What began as a support structure gradually grew into something more intentional—a collective space of care, advocacy, resistance, and collaboration. We each work across different mediums and fields, and the diversity of our practices enriches our dialogue and collective output.
The name 'Kutti'—a reclaimed Hindi and Punjabi slur often directed at womxn—is both an act of resistance and reclamation. By embracing it, we subvert its violence and instead hold space for our shared heritage, rage, and tenderness.
Our work is rooted in questions of identity, memory, and representation, especially as they intersect with being Desi in the South African context. It’s about archiving, about making space, and about standing firmly in who we are.
Can commercially viable work be challenging?To what extent do you believe capitalism influences artists' output?
I wouldn’t say capitalism dictates what I make, but it definitely influences how I make. Being a full-time artist means working within the realities of limited resources—materials, time, access to certain spaces or tools. The financial side of things inevitably shapes the pace and scale of production, and how quickly or freely you’re able to bring an idea into form.

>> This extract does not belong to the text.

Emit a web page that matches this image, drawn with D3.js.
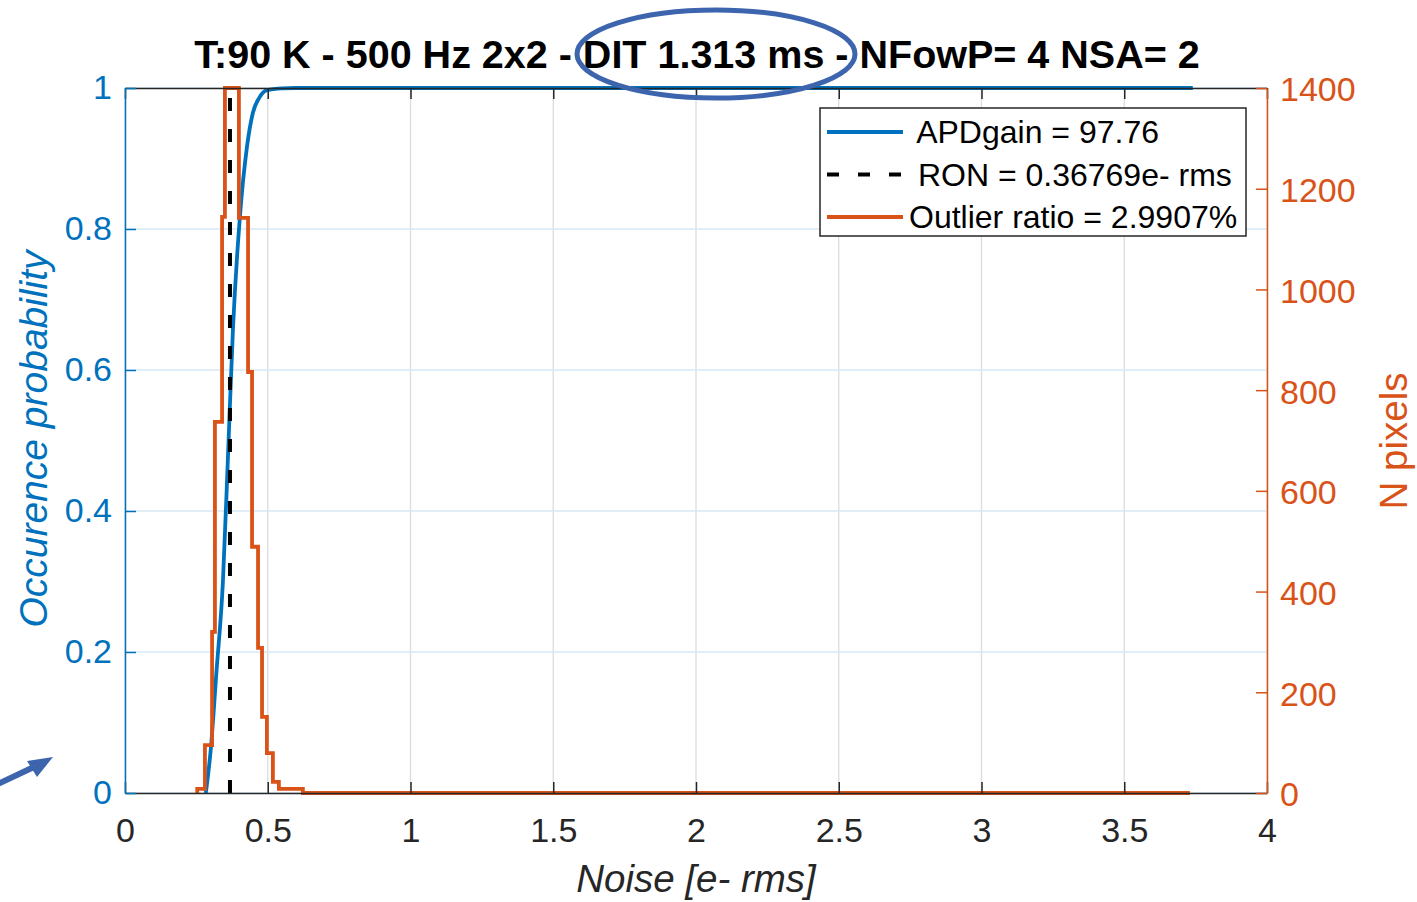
<!DOCTYPE html>
<html>
<head>
<meta charset="utf-8">
<script src="https://cdn.jsdelivr.net/npm/d3@7"></script>
<style>
    body { margin: 0; background: #fff; }
    text { font-family: "Liberation Sans", Arial, Helvetica, sans-serif; }
    .legendText { white-space: pre; }
</style>
</head>
<body>
<div id="chart"></div>
<script>

// ---- data ----
const titleText = "T:90 K - 500 Hz 2x2 - DIT 1.313 ms - NFowP= 4 NSA= 2";

const noiseTicks = [0, 0.5, 1, 1.5, 2, 2.5, 3, 3.5, 4];
const probTicks = [0, 0.2, 0.4, 0.6, 0.8, 1];
const countTicks = [0, 200, 400, 600, 800, 1000, 1200, 1400];

// histogram of pixel noise (bin edges in e- rms, counts in pixels)
const binEdges = [0.253, 0.280, 0.305, 0.315, 0.340, 0.350, 0.399, 0.431, 0.445, 0.466, 0.480, 0.497, 0.518, 0.539, 0.623, 3.73];
const binCounts = [8, 95, 320, 737, 1144, 1400, 1142, 836, 489, 288, 151, 79, 22, 8, 0];

// cumulative occurence probability
const cdfNoise = [0.283, 0.300, 0.320, 0.343, 0.360, 0.378, 0.403, 0.427, 0.448, 0.470, 0.497, 0.550, 0.600, 3.74];
const cdfProb  = [0, 0.06, 0.17, 0.30, 0.47, 0.657, 0.82, 0.916, 0.965, 0.986, 0.997, 0.9995, 1, 1];

const ronValue = 0.36769;

const legendLabels = [" APDgain = 97.76", " RON = 0.36769e- rms", "Outlier ratio = 2.9907%"];

class NoiseChart {

    constructor(_element){
        this.element = _element;
        this.init();
    }

    init(){
        let dv = this;

        dv.margin = { top: 88, right: 150, bottom: 109, left: 125 };
        dv.width = 1417 - dv.margin.left - dv.margin.right;
        dv.height = 902 - dv.margin.top - dv.margin.bottom;

        dv.blue = "#0072BD";
        dv.orange = "#D95319";
        dv.dark = "#262626";

        dv.svg = d3.select(dv.element)
            .append("svg")
            .attr("width", 1417)
            .attr("height", 902);

        dv.g = dv.svg.append("g")
            .attr("transform", "translate(" + dv.margin.left + "," + dv.margin.top + ")");

        dv.x = d3.scaleLinear().domain([0, 4]).range([0, dv.width]);
        dv.yProb = d3.scaleLinear().domain([0, 1]).range([dv.height, 0]);
        dv.yCount = d3.scaleLinear().domain([0, 1400]).range([dv.height, 0]);

        dv.drawGrid();
        dv.drawLines();
        dv.drawAxes();
        dv.addLegend();
        dv.addNotes();
    }

    drawGrid(){
        let dv = this;

        dv.g.append("g")
            .selectAll("line")
            .data(noiseTicks)
            .enter().append("line")
            .attr("x1", d => dv.x(d)).attr("x2", d => dv.x(d))
            .attr("y1", 0).attr("y2", dv.height)
            .attr("stroke", "#dcdcdc")
            .attr("stroke-width", 1.3);

        dv.g.append("g")
            .selectAll("line")
            .data(probTicks)
            .enter().append("line")
            .attr("x1", 0).attr("x2", dv.width)
            .attr("y1", d => dv.yProb(d)).attr("y2", d => dv.yProb(d))
            .attr("stroke", "#d6e8f4")
            .attr("stroke-width", 1.3);
    }

    drawLines(){
        let dv = this;

        // cumulative curve
        let cdf = cdfNoise.map((d, i) => ({ x: d, y: cdfProb[i] }));
        dv.g.append("path")
            .datum(cdf)
            .attr("fill", "none")
            .attr("stroke", dv.blue)
            .attr("stroke-width", 3.8)
            .attr("d", d3.line()
                .x(d => dv.x(d.x))
                .y(d => dv.yProb(d.y))
                .curve(d3.curveMonotoneX));

        // RON marker
        dv.g.append("line")
            .attr("x1", dv.x(ronValue)).attr("x2", dv.x(ronValue))
            .attr("y1", dv.yProb(0)).attr("y2", dv.yProb(1))
            .attr("stroke", "#000")
            .attr("stroke-width", 4)
            .attr("stroke-dasharray", "13,18");

        // histogram as stairs
        let steps = [{ x: binEdges[0], y: 0 }];
        binCounts.forEach((c, i) => steps.push({ x: binEdges[i], y: c }));
        steps.push({ x: binEdges[binEdges.length - 1], y: 0 });

        dv.g.append("path")
            .datum(steps)
            .attr("fill", "none")
            .attr("stroke", dv.orange)
            .attr("stroke-width", 3.8)
            .attr("d", d3.line()
                .x(d => dv.x(d.x))
                .y(d => dv.yCount(d.y))
                .curve(d3.curveStepAfter));
    }

    drawAxes(){
        let dv = this;
        const fs = "34px";

        let xAxis = dv.g.append("g")
            .attr("transform", "translate(0," + dv.height + ")")
            .attr("color", dv.dark)
            .call(d3.axisBottom(dv.x).tickValues(noiseTicks).tickSize(-11).tickSizeOuter(0).tickPadding(25)
                .tickFormat(d3.format("")));
        xAxis.selectAll("text").style("font-size", fs).attr("fill", dv.dark);

        dv.g.append("g")
            .attr("color", dv.dark)
            .call(d3.axisTop(dv.x).tickValues(noiseTicks).tickSize(-11).tickSizeOuter(0).tickFormat(""));

        let yAxis = dv.g.append("g")
            .attr("color", dv.blue)
            .call(d3.axisLeft(dv.yProb).tickValues(probTicks).tickSize(-11).tickSizeOuter(0).tickPadding(13)
                .tickFormat(d3.format("")));
        yAxis.selectAll("text").style("font-size", fs);

        let y2Axis = dv.g.append("g")
            .attr("transform", "translate(" + dv.width + ",0)")
            .attr("color", dv.orange)
            .call(d3.axisRight(dv.yCount).tickValues(countTicks).tickSize(-11).tickSizeOuter(0).tickPadding(13)
                .tickFormat(d3.format("d")));
        y2Axis.selectAll("text").style("font-size", fs).attr("dy", "0.38em");

        dv.svg.selectAll(".domain, .tick line").attr("stroke-width", 1.5);

        // titles
        dv.svg.append("text")
            .attr("x", dv.margin.left + dv.width / 2 + 1)
            .attr("y", 68)
            .attr("text-anchor", "middle")
            .style("font-size", "39.5px")
            .style("font-weight", "bold")
            .attr("fill", "#000")
            .text(titleText);

        dv.svg.append("text")
            .attr("x", dv.margin.left + dv.width / 2)
            .attr("y", 892)
            .attr("text-anchor", "middle")
            .style("font-size", "38.5px")
            .style("font-style", "italic")
            .attr("fill", dv.dark)
            .text("Noise [e- rms]");

        dv.svg.append("text")
            .attr("transform", "rotate(-90)")
            .attr("x", -439)
            .attr("y", 47)
            .attr("text-anchor", "middle")
            .style("font-size", "39px")
            .style("font-style", "italic")
            .attr("fill", dv.blue)
            .text("Occurence probability");

        dv.svg.append("text")
            .attr("transform", "rotate(-90)")
            .attr("x", -441)
            .attr("y", 1407)
            .attr("text-anchor", "middle")
            .style("font-size", "38.5px")
            .attr("fill", dv.orange)
            .text("N pixels");
    }

    addLegend(){
        let dv = this;

        let legend = dv.svg.append("g")
            .attr("transform", "translate(820,108)");

        legend.append("rect")
            .attr("width", 426)
            .attr("height", 128)
            .attr("fill", "#fff")
            .attr("stroke", dv.dark)
            .attr("stroke-width", 1.5);

        let styles = [
            { colour: dv.blue, dash: null },
            { colour: "#000", dash: "12,19" },
            { colour: dv.orange, dash: null }
        ];

        let rows = legend.selectAll(".legend")
            .data(legendLabels)
            .enter().append("g")
            .attr("class", "legend")
            .attr("transform", (d, i) => "translate(0," + (24 + i * 42.5) + ")");

        rows.append("line")
            .attr("x1", 7).attr("x2", 83)
            .attr("stroke", (d, i) => styles[i].colour)
            .attr("stroke-width", (d, i) => i === 1 ? 4 : 3.8)
            .attr("stroke-dasharray", (d, i) => styles[i].dash);

        rows.append("text")
            .attr("class", "legendText")
            .attr("x", 89)
            .attr("dy", "0.35em")
            .style("font-size", "32px")
            .attr("fill", "#000")
            .text(d => d);
    }

    addNotes(){
        let dv = this;
        const noteColour = "#3D65AE";

        // hand drawn ellipse round the DIT value
        dv.svg.append("ellipse")
            .attr("cx", 716).attr("cy", 54)
            .attr("rx", 139).attr("ry", 44)
            .attr("fill", "none")
            .attr("stroke", noteColour)
            .attr("stroke-width", 5);

        // arrow in the lower left corner
        dv.svg.append("line")
            .attr("x1", -2).attr("y1", 784)
            .attr("x2", 36).attr("y2", 766)
            .attr("stroke", noteColour)
            .attr("stroke-width", 6);

        dv.svg.append("polygon")
            .attr("points", "53,757 27,761 37,777")
            .attr("fill", noteColour);
    }
}

new NoiseChart("#chart");
</script>
</body>
</html>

That said, I try not to let those limitations decide the conceptual core of my work. The making comes from a very personal, intuitive space, and I protect that as much as I can. But surviving off your practice is no small task. The pressure to sell—to stay visible, relevant, and financially afloat—can be heavy. It doesn’t necessarily change what I want to say, but it does affect how I’m able to say it, or how often I’m able to say it.